**EXERCISE INSTRUCTIONS**
Report how many lines in the listing below include the word "that". Write nothing besides the number.

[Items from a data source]
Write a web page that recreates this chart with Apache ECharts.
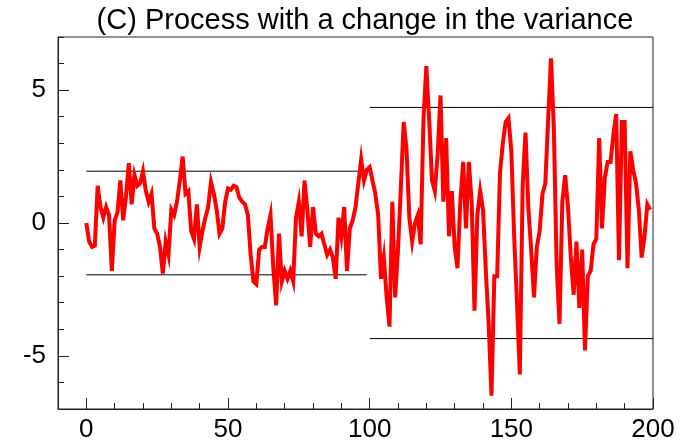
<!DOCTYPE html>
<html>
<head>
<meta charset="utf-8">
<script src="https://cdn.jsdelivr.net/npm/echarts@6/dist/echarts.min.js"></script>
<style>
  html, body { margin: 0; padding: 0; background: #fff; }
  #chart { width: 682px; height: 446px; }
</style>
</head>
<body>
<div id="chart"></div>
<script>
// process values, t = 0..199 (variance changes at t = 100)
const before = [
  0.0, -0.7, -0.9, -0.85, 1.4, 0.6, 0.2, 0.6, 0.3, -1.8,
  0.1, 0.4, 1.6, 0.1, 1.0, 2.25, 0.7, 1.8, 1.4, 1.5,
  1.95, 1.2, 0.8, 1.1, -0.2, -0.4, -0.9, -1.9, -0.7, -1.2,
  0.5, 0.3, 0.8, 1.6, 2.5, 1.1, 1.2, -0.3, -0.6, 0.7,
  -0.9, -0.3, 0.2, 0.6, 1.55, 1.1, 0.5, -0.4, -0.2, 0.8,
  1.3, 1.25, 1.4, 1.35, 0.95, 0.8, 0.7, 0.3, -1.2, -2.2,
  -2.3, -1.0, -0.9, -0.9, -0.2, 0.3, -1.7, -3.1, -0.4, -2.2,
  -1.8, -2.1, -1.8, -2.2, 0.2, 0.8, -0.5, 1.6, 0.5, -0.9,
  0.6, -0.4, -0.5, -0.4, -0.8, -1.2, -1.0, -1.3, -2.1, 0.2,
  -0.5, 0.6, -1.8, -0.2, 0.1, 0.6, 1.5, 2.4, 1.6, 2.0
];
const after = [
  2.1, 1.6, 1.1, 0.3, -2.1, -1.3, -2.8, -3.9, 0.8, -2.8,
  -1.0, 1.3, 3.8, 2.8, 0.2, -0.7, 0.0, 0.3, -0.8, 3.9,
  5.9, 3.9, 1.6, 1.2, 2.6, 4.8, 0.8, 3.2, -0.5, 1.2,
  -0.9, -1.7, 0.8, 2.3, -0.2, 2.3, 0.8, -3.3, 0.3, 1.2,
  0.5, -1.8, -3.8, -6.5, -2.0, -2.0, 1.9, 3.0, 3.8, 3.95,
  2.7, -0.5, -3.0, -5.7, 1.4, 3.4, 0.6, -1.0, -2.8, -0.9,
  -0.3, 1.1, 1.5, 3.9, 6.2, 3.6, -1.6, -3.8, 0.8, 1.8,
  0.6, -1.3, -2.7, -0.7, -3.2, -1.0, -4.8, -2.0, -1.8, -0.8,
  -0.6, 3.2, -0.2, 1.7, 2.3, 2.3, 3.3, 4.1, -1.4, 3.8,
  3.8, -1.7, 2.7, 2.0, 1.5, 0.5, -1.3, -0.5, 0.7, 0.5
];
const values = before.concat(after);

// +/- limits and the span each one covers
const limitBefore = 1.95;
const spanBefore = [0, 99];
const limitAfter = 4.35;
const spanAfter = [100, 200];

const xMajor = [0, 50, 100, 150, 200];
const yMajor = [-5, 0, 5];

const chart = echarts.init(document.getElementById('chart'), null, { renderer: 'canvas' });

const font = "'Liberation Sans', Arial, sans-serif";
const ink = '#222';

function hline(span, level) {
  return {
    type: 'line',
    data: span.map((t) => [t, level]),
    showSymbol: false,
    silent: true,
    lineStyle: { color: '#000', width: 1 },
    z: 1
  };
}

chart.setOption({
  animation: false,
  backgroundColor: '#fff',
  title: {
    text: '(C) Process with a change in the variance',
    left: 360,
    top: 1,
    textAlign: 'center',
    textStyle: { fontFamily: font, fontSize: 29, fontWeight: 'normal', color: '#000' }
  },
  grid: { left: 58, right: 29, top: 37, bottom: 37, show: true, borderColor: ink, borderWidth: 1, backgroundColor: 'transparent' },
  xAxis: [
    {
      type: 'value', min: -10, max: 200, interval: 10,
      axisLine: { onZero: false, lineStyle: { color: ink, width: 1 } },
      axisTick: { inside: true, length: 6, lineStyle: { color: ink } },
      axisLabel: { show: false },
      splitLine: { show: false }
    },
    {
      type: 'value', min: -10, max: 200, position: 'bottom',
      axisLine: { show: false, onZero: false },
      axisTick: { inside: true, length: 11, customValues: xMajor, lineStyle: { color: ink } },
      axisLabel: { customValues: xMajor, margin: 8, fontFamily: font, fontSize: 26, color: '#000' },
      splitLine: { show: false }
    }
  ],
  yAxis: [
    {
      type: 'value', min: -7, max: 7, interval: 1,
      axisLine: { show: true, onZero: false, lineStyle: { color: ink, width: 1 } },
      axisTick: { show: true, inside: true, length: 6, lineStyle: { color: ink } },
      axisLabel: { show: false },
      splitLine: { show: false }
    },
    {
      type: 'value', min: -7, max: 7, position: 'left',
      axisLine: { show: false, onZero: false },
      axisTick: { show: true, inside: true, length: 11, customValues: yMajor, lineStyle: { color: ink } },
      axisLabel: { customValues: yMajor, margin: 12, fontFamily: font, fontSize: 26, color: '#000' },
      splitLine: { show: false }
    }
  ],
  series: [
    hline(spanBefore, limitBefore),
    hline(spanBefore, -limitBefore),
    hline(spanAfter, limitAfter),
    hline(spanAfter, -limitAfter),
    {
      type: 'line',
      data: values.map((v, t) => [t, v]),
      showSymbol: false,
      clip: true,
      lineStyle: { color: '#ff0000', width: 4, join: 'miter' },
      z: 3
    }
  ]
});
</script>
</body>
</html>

...

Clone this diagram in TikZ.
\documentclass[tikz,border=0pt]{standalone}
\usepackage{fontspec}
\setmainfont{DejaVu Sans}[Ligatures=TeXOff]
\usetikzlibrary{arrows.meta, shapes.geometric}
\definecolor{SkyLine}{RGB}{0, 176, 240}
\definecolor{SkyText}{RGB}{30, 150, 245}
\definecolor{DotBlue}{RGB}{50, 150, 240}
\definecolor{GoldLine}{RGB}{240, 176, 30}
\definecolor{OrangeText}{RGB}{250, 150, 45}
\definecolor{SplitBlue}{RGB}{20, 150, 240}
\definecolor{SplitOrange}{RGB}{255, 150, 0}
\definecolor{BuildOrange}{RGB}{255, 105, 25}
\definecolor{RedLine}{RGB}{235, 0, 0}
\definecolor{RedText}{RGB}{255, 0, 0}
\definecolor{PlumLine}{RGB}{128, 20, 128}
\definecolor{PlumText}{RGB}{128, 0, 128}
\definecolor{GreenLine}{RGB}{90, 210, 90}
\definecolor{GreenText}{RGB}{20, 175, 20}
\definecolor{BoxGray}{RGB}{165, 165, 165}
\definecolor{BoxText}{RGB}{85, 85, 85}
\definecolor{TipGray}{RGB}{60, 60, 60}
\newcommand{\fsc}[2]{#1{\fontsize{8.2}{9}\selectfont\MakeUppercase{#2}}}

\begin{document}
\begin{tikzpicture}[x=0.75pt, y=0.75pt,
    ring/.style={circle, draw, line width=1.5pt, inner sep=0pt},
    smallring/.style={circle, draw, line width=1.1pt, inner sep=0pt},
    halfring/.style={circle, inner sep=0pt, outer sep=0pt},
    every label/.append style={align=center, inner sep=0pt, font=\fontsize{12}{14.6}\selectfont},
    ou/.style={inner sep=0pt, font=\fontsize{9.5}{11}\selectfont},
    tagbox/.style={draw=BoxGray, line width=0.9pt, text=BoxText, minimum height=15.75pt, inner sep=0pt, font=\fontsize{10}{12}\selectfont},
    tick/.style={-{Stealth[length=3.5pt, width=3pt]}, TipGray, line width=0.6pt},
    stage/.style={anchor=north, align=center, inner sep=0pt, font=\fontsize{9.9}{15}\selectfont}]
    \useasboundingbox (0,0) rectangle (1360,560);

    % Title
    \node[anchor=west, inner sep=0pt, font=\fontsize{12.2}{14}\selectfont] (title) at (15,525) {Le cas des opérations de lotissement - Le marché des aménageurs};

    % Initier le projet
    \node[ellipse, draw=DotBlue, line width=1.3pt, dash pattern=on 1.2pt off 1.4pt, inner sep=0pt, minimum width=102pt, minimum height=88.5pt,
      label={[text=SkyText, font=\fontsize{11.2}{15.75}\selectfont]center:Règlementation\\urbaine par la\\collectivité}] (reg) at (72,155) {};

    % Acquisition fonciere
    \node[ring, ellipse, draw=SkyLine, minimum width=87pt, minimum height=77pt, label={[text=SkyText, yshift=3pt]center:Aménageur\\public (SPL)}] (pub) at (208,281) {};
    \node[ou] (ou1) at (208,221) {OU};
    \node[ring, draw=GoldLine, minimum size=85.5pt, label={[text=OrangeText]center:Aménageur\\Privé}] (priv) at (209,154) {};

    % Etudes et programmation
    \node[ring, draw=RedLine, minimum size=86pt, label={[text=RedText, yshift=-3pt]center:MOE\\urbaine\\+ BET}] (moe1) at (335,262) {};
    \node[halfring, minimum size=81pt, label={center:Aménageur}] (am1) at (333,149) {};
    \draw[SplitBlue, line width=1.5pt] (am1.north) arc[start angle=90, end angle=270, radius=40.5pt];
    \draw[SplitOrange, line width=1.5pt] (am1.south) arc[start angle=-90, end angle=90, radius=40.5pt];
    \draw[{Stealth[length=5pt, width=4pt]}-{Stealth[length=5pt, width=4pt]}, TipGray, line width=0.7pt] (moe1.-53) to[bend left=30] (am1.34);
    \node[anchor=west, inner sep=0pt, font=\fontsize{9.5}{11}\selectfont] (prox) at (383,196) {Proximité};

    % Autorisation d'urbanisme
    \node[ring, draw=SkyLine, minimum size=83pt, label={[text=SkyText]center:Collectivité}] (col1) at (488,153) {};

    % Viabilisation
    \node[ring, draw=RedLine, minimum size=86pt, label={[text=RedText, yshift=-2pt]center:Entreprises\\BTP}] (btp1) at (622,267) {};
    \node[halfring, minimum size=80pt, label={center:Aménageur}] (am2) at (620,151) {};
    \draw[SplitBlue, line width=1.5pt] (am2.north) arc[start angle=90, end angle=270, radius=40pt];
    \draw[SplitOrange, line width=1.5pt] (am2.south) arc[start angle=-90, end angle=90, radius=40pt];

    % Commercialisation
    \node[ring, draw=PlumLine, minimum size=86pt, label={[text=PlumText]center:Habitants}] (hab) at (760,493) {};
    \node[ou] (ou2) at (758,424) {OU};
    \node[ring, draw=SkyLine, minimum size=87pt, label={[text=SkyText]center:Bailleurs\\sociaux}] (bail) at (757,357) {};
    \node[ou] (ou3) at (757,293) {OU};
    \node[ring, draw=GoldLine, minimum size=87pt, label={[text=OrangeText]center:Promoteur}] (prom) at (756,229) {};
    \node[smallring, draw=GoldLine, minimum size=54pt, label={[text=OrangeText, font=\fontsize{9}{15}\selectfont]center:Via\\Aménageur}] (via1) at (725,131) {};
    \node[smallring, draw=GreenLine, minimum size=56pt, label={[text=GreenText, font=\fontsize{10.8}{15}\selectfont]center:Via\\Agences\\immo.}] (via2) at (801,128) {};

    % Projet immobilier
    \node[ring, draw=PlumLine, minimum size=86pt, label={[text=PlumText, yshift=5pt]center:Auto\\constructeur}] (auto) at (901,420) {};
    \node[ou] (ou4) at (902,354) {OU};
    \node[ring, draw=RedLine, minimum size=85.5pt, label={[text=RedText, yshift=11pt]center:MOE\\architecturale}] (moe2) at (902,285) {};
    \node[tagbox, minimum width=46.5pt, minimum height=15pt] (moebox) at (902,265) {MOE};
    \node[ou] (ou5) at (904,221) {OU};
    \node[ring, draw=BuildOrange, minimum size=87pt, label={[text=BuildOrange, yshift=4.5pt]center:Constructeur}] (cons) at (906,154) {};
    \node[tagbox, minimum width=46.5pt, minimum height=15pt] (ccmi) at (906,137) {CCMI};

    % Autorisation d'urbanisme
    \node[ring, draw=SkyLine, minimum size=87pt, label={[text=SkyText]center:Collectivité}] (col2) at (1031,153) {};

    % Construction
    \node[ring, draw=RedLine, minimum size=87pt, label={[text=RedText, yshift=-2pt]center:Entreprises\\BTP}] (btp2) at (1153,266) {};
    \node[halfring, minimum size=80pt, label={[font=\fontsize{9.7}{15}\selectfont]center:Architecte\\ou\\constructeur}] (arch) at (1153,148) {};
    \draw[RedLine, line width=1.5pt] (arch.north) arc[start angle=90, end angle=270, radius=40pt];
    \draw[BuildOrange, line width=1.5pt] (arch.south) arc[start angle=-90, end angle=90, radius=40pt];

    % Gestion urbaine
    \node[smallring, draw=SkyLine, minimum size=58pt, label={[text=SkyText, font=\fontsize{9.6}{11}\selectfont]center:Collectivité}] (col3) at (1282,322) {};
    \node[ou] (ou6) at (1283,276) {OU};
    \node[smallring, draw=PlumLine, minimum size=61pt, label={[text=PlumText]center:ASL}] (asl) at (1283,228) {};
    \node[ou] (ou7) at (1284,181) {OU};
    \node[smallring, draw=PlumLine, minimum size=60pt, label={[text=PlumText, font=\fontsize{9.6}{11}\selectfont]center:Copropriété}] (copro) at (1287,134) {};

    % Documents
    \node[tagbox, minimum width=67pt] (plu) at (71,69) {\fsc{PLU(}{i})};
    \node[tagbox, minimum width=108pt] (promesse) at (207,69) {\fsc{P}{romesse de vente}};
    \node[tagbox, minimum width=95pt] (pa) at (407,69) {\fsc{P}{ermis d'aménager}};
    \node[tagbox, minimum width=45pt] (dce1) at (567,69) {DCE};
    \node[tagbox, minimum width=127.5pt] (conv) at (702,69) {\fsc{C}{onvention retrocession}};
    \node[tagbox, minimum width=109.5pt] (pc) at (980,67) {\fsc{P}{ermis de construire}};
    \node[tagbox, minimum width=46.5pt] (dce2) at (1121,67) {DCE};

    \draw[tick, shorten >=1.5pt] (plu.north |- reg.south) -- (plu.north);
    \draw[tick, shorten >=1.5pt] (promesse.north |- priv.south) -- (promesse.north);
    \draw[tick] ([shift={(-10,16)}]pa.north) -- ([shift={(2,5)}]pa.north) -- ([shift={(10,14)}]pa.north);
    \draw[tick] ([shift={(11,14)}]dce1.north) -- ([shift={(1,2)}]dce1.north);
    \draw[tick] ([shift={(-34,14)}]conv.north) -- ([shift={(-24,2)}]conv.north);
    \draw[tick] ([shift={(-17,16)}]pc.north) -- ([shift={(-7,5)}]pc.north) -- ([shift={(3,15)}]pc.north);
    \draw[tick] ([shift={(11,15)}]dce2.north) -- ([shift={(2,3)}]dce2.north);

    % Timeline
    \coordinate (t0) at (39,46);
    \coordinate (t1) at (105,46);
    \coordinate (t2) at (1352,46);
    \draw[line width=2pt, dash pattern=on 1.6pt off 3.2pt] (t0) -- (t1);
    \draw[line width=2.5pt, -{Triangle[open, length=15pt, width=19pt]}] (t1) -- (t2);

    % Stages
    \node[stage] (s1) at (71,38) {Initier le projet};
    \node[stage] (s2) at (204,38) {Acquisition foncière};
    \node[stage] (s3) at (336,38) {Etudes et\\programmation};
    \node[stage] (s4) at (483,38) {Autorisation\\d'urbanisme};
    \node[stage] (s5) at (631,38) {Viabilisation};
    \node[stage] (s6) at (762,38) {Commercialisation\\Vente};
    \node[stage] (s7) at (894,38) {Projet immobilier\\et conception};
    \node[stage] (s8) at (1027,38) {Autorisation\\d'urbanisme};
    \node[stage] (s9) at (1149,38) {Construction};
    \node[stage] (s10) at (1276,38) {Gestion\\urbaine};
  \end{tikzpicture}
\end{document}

* * *

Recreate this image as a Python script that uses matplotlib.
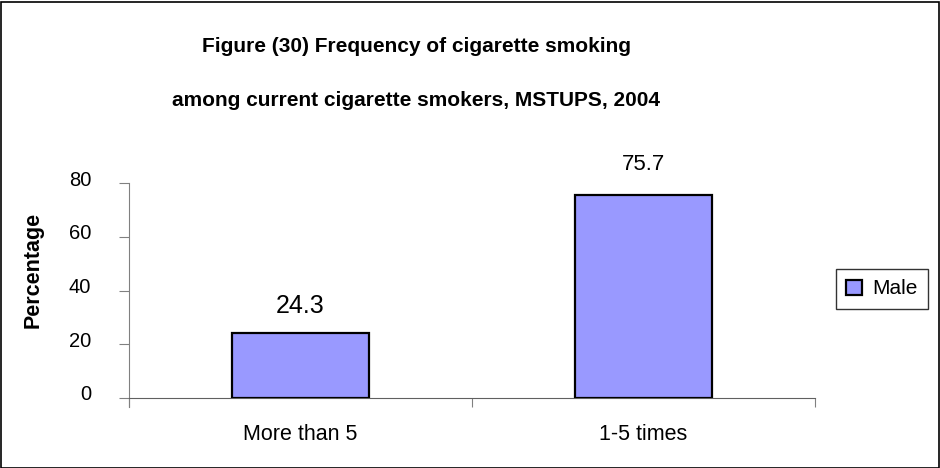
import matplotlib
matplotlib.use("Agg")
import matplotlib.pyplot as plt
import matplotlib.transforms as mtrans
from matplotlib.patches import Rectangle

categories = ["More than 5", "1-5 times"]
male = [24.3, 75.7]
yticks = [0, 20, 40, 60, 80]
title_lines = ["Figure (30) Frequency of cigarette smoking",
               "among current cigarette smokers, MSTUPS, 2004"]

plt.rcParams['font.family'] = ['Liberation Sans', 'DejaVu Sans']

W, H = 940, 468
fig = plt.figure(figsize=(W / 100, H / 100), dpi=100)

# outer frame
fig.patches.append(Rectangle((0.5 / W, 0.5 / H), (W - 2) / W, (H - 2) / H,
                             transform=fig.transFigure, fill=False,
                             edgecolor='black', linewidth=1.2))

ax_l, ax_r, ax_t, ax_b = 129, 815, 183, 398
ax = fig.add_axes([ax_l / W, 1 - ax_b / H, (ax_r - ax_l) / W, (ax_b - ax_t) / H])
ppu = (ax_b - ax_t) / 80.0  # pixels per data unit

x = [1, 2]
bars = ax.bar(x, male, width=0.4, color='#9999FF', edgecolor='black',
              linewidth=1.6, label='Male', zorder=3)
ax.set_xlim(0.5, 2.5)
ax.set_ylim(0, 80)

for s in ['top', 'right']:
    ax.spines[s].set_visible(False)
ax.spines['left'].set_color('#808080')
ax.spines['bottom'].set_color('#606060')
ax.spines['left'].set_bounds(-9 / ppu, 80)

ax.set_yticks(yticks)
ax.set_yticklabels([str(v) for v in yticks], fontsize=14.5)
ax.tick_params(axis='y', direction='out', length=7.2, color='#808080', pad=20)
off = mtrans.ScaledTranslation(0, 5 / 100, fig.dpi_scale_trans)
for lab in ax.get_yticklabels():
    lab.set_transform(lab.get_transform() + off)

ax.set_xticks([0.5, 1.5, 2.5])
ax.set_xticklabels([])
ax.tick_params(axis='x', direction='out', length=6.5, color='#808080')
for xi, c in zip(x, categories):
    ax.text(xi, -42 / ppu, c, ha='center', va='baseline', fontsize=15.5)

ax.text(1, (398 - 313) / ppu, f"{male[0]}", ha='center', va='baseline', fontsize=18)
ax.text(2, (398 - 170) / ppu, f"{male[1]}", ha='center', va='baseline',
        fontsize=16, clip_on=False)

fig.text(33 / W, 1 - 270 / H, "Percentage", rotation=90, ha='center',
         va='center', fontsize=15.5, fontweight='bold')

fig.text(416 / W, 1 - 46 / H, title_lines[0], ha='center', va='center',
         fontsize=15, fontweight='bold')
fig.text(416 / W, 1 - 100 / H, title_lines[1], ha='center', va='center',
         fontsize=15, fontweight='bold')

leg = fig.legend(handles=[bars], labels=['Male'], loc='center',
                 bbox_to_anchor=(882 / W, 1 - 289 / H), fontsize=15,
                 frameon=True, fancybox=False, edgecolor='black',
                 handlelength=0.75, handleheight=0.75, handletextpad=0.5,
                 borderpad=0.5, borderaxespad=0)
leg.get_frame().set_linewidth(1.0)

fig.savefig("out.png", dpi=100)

**OUTPUT FOR THIS EXERCISE**
2